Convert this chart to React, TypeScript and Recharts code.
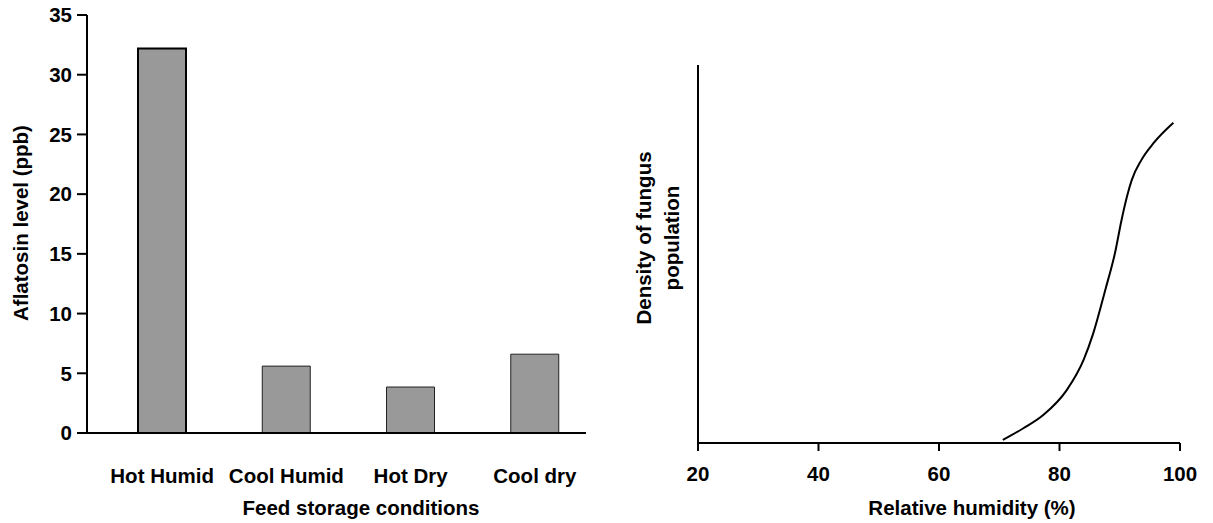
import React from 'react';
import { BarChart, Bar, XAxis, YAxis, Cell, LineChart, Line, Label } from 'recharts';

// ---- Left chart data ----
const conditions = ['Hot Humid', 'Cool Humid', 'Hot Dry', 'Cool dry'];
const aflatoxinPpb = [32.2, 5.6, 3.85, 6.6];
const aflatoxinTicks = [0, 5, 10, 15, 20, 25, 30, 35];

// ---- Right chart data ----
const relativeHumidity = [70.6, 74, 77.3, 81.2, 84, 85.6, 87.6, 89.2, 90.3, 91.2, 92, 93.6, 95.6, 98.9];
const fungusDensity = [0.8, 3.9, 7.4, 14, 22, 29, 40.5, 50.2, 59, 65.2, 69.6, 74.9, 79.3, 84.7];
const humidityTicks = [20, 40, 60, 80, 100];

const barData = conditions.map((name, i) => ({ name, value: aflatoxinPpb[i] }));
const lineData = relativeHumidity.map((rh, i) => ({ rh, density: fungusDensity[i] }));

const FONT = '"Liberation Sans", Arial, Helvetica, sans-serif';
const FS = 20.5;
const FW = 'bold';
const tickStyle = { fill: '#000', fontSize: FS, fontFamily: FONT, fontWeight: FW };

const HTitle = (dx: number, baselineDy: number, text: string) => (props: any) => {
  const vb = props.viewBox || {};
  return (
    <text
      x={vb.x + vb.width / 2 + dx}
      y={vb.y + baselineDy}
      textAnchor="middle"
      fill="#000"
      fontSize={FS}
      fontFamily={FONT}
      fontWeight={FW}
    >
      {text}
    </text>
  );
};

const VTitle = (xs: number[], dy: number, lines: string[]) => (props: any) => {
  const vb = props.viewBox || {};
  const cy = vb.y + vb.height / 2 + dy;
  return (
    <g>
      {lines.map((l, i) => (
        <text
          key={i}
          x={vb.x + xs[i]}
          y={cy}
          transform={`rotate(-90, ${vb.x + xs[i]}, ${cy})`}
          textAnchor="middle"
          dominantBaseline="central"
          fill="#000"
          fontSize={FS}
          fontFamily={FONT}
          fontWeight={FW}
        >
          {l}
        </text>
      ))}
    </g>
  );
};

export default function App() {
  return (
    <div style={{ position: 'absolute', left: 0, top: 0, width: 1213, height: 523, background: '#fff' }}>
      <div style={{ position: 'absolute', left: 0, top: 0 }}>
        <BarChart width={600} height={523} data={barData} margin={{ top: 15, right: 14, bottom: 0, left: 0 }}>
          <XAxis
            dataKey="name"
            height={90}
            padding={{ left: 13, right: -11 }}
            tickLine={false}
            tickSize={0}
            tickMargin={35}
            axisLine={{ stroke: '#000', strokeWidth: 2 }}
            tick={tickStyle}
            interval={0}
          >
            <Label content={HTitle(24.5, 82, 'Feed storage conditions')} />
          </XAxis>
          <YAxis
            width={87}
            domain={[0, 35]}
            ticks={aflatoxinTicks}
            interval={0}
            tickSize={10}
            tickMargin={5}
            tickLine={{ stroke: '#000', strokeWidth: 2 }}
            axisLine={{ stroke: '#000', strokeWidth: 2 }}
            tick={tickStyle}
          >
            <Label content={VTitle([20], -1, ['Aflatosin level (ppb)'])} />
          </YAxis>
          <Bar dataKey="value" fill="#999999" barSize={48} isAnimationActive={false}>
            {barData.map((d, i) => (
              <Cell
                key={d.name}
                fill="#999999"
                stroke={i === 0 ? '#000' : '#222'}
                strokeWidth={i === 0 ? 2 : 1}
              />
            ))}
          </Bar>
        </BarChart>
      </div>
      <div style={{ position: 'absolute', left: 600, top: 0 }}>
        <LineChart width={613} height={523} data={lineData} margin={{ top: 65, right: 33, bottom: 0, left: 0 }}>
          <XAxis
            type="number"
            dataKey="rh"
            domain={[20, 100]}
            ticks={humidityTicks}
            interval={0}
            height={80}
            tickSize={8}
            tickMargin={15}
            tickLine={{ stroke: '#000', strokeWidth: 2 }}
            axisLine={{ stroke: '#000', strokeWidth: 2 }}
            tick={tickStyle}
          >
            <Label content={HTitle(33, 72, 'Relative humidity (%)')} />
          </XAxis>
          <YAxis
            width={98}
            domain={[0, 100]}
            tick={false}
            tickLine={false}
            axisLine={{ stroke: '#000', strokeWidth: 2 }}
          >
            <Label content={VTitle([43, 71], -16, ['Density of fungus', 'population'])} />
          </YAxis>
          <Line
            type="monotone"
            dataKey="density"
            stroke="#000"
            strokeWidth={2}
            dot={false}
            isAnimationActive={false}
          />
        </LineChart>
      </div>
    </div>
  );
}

+===+

Your goal:
The data should be printed again unchanged; leave its pictures out.

Final answer:
Convert this chart to React, TypeScript and Recharts code.
import React from 'react';
import { BarChart, Bar, XAxis, YAxis, Cell, LineChart, Line, Label } from 'recharts';

// ---- Left chart data ----
const conditions = ['Hot Humid', 'Cool Humid', 'Hot Dry', 'Cool dry'];
const aflatoxinPpb = [32.2, 5.6, 3.85, 6.6];
const aflatoxinTicks = [0, 5, 10, 15, 20, 25, 30, 35];

// ---- Right chart data ----
const relativeHumidity = [70.6, 74, 77.3, 81.2, 84, 85.6, 87.6, 89.2, 90.3, 91.2, 92, 93.6, 95.6, 98.9];
const fungusDensity = [0.8, 3.9, 7.4, 14, 22, 29, 40.5, 50.2, 59, 65.2, 69.6, 74.9, 79.3, 84.7];
const humidityTicks = [20, 40, 60, 80, 100];

const barData = conditions.map((name, i) => ({ name, value: aflatoxinPpb[i] }));
const lineData = relativeHumidity.map((rh, i) => ({ rh, density: fungusDensity[i] }));

const FONT = '"Liberation Sans", Arial, Helvetica, sans-serif';
const FS = 20.5;
const FW = 'bold';
const tickStyle = { fill: '#000', fontSize: FS, fontFamily: FONT, fontWeight: FW };

const HTitle = (dx: number, baselineDy: number, text: string) => (props: any) => {
  const vb = props.viewBox || {};
  return (
    <text
      x={vb.x + vb.width / 2 + dx}
      y={vb.y + baselineDy}
      textAnchor="middle"
      fill="#000"
      fontSize={FS}
      fontFamily={FONT}
      fontWeight={FW}
    >
      {text}
    </text>
  );
};

const VTitle = (xs: number[], dy: number, lines: string[]) => (props: any) => {
  const vb = props.viewBox || {};
  const cy = vb.y + vb.height / 2 + dy;
  return (
    <g>
      {lines.map((l, i) => (
        <text
          key={i}
          x={vb.x + xs[i]}
          y={cy}
          transform={`rotate(-90, ${vb.x + xs[i]}, ${cy})`}
          textAnchor="middle"
          dominantBaseline="central"
          fill="#000"
          fontSize={FS}
          fontFamily={FONT}
          fontWeight={FW}
        >
          {l}
        </text>
      ))}
    </g>
  );
};

export default function App() {
  return (
    <div style={{ position: 'absolute', left: 0, top: 0, width: 1213, height: 523, background: '#fff' }}>
      <div style={{ position: 'absolute', left: 0, top: 0 }}>
        <BarChart width={600} height={523} data={barData} margin={{ top: 15, right: 14, bottom: 0, left: 0 }}>
          <XAxis
            dataKey="name"
            height={90}
            padding={{ left: 13, right: -11 }}
            tickLine={false}
            tickSize={0}
            tickMargin={35}
            axisLine={{ stroke: '#000', strokeWidth: 2 }}
            tick={tickStyle}
            interval={0}
          >
            <Label content={HTitle(24.5, 82, 'Feed storage conditions')} />
          </XAxis>
          <YAxis
            width={87}
            domain={[0, 35]}
            ticks={aflatoxinTicks}
            interval={0}
            tickSize={10}
            tickMargin={5}
            tickLine={{ stroke: '#000', strokeWidth: 2 }}
            axisLine={{ stroke: '#000', strokeWidth: 2 }}
            tick={tickStyle}
          >
            <Label content={VTitle([20], -1, ['Aflatosin level (ppb)'])} />
          </YAxis>
          <Bar dataKey="value" fill="#999999" barSize={48} isAnimationActive={false}>
            {barData.map((d, i) => (
              <Cell
                key={d.name}
                fill="#999999"
                stroke={i === 0 ? '#000' : '#222'}
                strokeWidth={i === 0 ? 2 : 1}
              />
            ))}
          </Bar>
        </BarChart>
      </div>
      <div style={{ position: 'absolute', left: 600, top: 0 }}>
        <LineChart width={613} height={523} data={lineData} margin={{ top: 65, right: 33, bottom: 0, left: 0 }}>
          <XAxis
            type="number"
            dataKey="rh"
            domain={[20, 100]}
            ticks={humidityTicks}
            interval={0}
            height={80}
            tickSize={8}
            tickMargin={15}
            tickLine={{ stroke: '#000', strokeWidth: 2 }}
            axisLine={{ stroke: '#000', strokeWidth: 2 }}
            tick={tickStyle}
          >
            <Label content={HTitle(33, 72, 'Relative humidity (%)')} />
          </XAxis>
          <YAxis
            width={98}
            domain={[0, 100]}
            tick={false}
            tickLine={false}
            axisLine={{ stroke: '#000', strokeWidth: 2 }}
          >
            <Label content={VTitle([43, 71], -16, ['Density of fungus', 'population'])} />
          </YAxis>
          <Line
            type="monotone"
            dataKey="density"
            stroke="#000"
            strokeWidth={2}
            dot={false}
            isAnimationActive={false}
          />
        </LineChart>
      </div>
    </div>
  );
}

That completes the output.